In 1972, Simpson joined House & Garden magazine, where she remained until it closed in 1993. (She kept a beautiful modernist house, designed by Paul Lester Weiner, in Amagansett, on the East End of Long Island, and a garden designed by Bunny Mellon. Oscar de la Renta, a friend, credited her with a lot of his initial garden ideas, his wife, Annette de la Renta, recalled.)
“Her chic was understated and completely authoritative,” said Wendy Goodman, the design writer, who met Simpson at House & Garden. (By then the magazine’s name had been changed to HG.) She was similarly understated about her exploits.
“A lot of people who have very grand lives bring them up a lot,” said Goodman, now design editor of New York magazine. “And with Babs, she absolutely never ever did. The only thing I knew was because of the bird. She said, ‘Oh, the bird just hated all my lovers.
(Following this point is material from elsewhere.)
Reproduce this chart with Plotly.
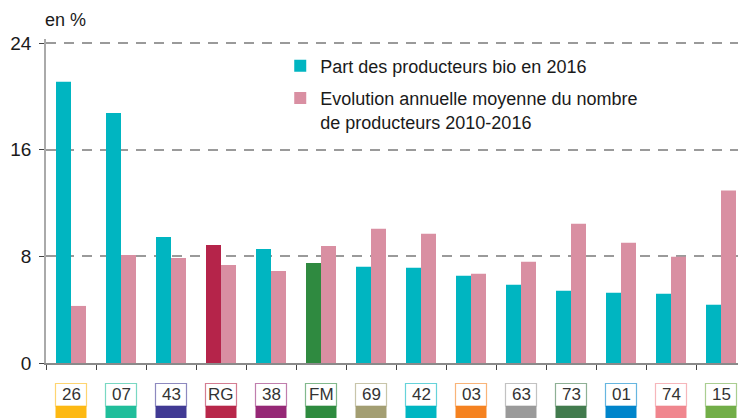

The bird would attack So-and-So.'”
The bird was her pet troupial, Tico, which would often perch on top of her head.
In her later years, Simpson sold the Amagansett house and moved into a retirement community in Rye, where her brother, Daniel Crosby de Menocal, lives.
In addition to him and her nephew George, she is survived by three other nephews, a niece and several great-nephews and great-nieces.
Never forgotten at the magazine — “She is a legend, as she should be, in the halls of Vogue,” Wintour said — Simpson had a brief return to the spotlight in 2012, when she was included in the documentary “In Vogue: The Editor’s Eye,” about the fashion editors who have passed through the magazine, and an accompanying book. (Annie Leibovitz photographed the editors for a group portrait, and amid a sea of basic black Simpson wears pink jeans.)
“I think that fashion is important because it revives one,” Simpson said on camera. “I don’t think it’s just frivolous. Because I think it’s very depressing if one wore the same skirt and shirt forever.”
She remained tart even as she tilted toward her centenary. Shown a recent Vogue cover of Lady Gaga, she panned it.
Mellen said, “No one ever came before Babs, and no one will ever come after.”